Targeting stem cells in myeloproliferative disorders
Dr Steven Lane is evaluating a new combination drug therapy for polycythemia vera (PRV). PRV is a rare disorder of the bone marrow, causing overproduction of red blood cells.
The disease belongs to a group of blood cancers known as myeloproliferative neoplasms or MPNs. A gene mutation called JAK2V617F is the most common molecular abnormality found in patients with PRV as well as other MPNs including essential thrombocytosis and chronic idiopathic myelofibrosis.
Dr Lane and his colleagues have developed a laboratory model of PRV with the JAK2V617F mutation. From this model, they have identified a rare stem cell population that initiates the disease and is resistant to current treatments.
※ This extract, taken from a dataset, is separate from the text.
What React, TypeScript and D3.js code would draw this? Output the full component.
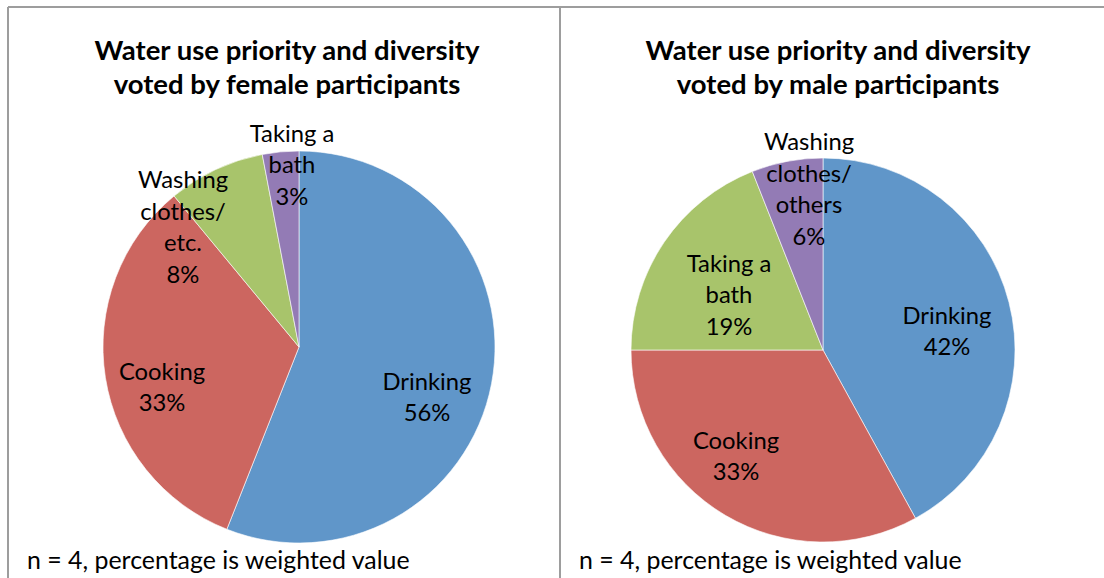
import React from "react";
import * as d3 from "d3";

// Female participants
const femaleCategories = ["Drinking", "Cooking", "Washing clothes/ etc.", "Taking a bath"];
const femaleValues = [56, 33, 8, 3];
const femaleLabelLines = [["Drinking"], ["Cooking"], ["Washing", "clothes/", "etc."], ["Taking a", "bath"]];

// Male participants
const maleCategories = ["Drinking", "Cooking", "Taking a bath", "Washing clothes/ others"];
const maleValues = [42, 33, 19, 6];
const maleLabelLines = [["Drinking"], ["Cooking"], ["Taking a", "bath"], ["Washing", "clothes/", "others"]];

const titleLine = "Water use priority and diversity";
const femaleSubtitle = "voted by female participants";
const maleSubtitle = "voted by male participants";
const footnote = "n = 4, percentage is weighted value";

// Slice colours, in slice order
const femaleColors = ["#6096C9", "#CC6660", "#A8C46B", "#937BB5"];
const maleColors = ["#6096C9", "#CC6660", "#A8C46B", "#937BB5"];

// Label anchor offsets (from pie centre) for each slice
const femaleLabelOffsets: [number, number][] = [[128, 50], [-137, 40], [-116, -120], [-7, -182]];
const maleLabelOffsets: [number, number][] = [[124, -19], [-87, 106], [-94, -55], [-14, -161]];

const FONT = "Lato, 'Open Sans', sans-serif";

type PieProps = {
  panelX: number;
  titleX: number;
  cx: number;
  cy: number;
  r: number;
  values: number[];
  categories: string[];
  labelLines: string[][];
  colors: string[];
  offsets: [number, number][];
  subtitle: string;
};

function PiePanel(p: PieProps) {
  const pie = d3
    .pie<number>()
    .value((d) => d)
    .sort(null)
    .startAngle(0)
    .endAngle(2 * Math.PI);
  const arcs = pie(p.values);
  const arc = d3.arc<d3.PieArcDatum<number>>().innerRadius(0).outerRadius(p.r);
  const lineH = 31.5;
  return (
    <g>
      <text
        x={p.titleX}
        y={60}
        textAnchor="middle"
        fontFamily={FONT}
        fontWeight="bold"
        fontSize={27.5}
        fill="#000"
      >
        {titleLine}
      </text>
      <text
        x={p.titleX}
        y={94}
        textAnchor="middle"
        fontFamily={FONT}
        fontWeight="bold"
        fontSize={27.5}
        fill="#000"
      >
        {p.subtitle}
      </text>
      <g transform={`translate(${p.cx},${p.cy})`}>
        {arcs.map((a, i) => (
          <path
            key={p.categories[i]}
            d={arc(a) || ""}
            fill={p.colors[i]}
            stroke="#ffffff"
            strokeWidth={0.6}
          />
        ))}
        {arcs.map((a, i) => {
          const lines = [...p.labelLines[i], `${p.values[i]}%`];
          const [ox, oy] = p.offsets[i];
          const top = oy - ((lines.length - 1) * lineH) / 2;
          return (
            <text
              key={"l" + i}
              textAnchor="middle"
              fontFamily={FONT}
              fontSize={23.8}
              fill="#000"
            >
              {lines.map((t, j) => (
                <tspan key={j} x={ox} y={top + j * lineH} dy="0.35em">
                  {t}
                </tspan>
              ))}
            </text>
          );
        })}
      </g>
      <text x={p.panelX + 19} y={569} fontFamily={FONT} fontSize={24.9} fill="#000">
        {footnote}
      </text>
    </g>
  );
}

export default function App() {
  const W = 1104;
  const H = 578;
  return (
    <svg
      width={W}
      height={H}
      style={{ position: "absolute", left: 0, top: 0, background: "#fff" }}
    >
      <rect x={0} y={0} width={W} height={H} fill="#fff" />
      {/* panel frames */}
      <line x1={8} y1={7} x2={W} y2={7} stroke="#9d9d9d" strokeWidth={2} />
      <line x1={8} y1={7} x2={8} y2={H} stroke="#9d9d9d" strokeWidth={2} />
      <line x1={560} y1={7} x2={560} y2={H} stroke="#9d9d9d" strokeWidth={2} />
      <PiePanel
        panelX={8}
        titleX={287}
        cx={299}
        cy={347}
        r={196}
        values={femaleValues}
        categories={femaleCategories}
        labelLines={femaleLabelLines}
        colors={femaleColors}
        offsets={femaleLabelOffsets}
        subtitle={femaleSubtitle}
      />
      <PiePanel
        panelX={560}
        titleX={838}
        cx={823}
        cy={350}
        r={192}
        values={maleValues}
        categories={maleCategories}
        labelLines={maleLabelLines}
        colors={maleColors}
        offsets={maleLabelOffsets}
        subtitle={maleSubtitle}
      />
    </svg>
  );
}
However, in research funded by a Leukaemia Foundation Postdoctoral Fellowship (2011-2013), Dr Lane has been evaluating whether treating the stem cells with Interferon alpha (IFN) predisposes these cells to dying.
In addition, he has also found that a new class of drugs that inhibit the Jak2 gene caused the death of PRV cells, but did not eradicate the disease-initiating stem cells.
Curing the disease
In this project, Dr Lane is testing the effects of a combination treatment to target and remove the disease stem cells to cure the disease.
“We’re evaluating the effects of combining Jak2-inhibitors with other treatments on PRV-Jak2 stem cells in cells from patients with polycythemia vera,” said Dr Lane.
“These laboratory experiments will help us to understand the interaction of these combined therapies in treating myeloproliferative neoplasms with the JAK2V617F mutation,” he said.
“In the longer-term, our studies will provide a platform for clinical trials aimed at inducing long-term remission and potentially eradicating the disease in some patients.”